As in the rest of Latin American countries, in Uruguay, the “problem of land” has been a foundational issue since the struggles for independence and the creation of our National States.
Artigas represents the radical expression of the Latin American Revolution and his 1815 Regulation represents the recognition of the key importance of land for those who work.
Written in Paysandu department, on the coast of Uruguay River and Hervidero Stream, the Regulation came into force on September 10, 1815.
Lands granted by the Spanish Crown to “bad Europeans” and “worse Americans” who received them by fighting against patriots from 1810 and 1815 were now being distributed.

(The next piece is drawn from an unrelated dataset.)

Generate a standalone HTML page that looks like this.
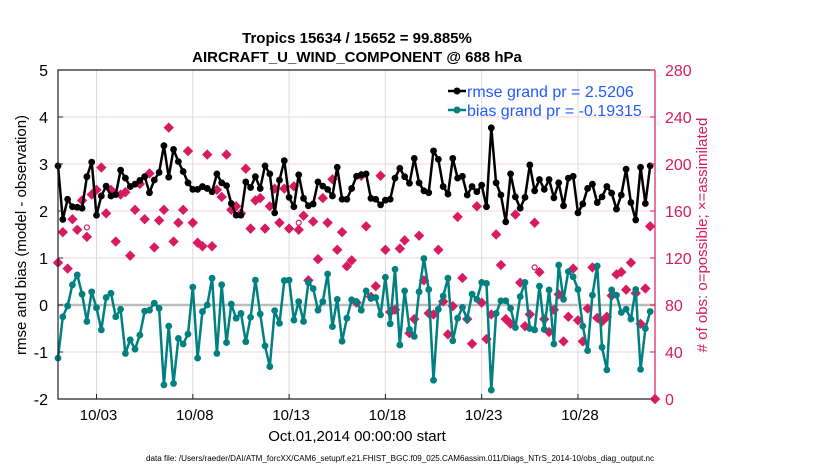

As far as the beneficiaries of the Regulation, the social justice inspiration and redemption is seen in “let the most unfortunate be the most privileged”. Who were the “most unfortunate”? According to the Regulation: free zambos and black people; poor Creole and indigenous people, as well as poor widows with children.
The scope of this Regulation was celebrated with a seminar at the Legislative Building that gathered 500 settlers who occupy lands belonging to the National Colonization Institute (NCI).
The seminar included the views of historians, NCI authorities, legislators, settlers and social organizations, among them the central workers union Pit-Cnt and REDES-Friends of the Earth Uruguay.
Karin Nansen, member of this environmental organization, pointed out during her presentation that the legacy of the Regulation is seen today in the NCI, which represents a possibility of access for family farmers and rural workers. And she highlighted the decision to acquire more lands with these purposes.
She especially made reference to the co-ownership of lands, providing equal opportunities for men and women on decisions about how and what to produce in these lands, as an example of differentiated and gender policies.
The Vice-Chair of environmental federation Friends of the Earth also said that the collective use of lands and the role of the State in their control and management is a fundamental pillar in the path towards food sovereignty as part of the sovereignty of the peoples.
“As proven with the 2007-2008 crisis, the peoples that are not sovereign in the production of food and do not control their resources are much more vulnerable to food crises”, said Nansen.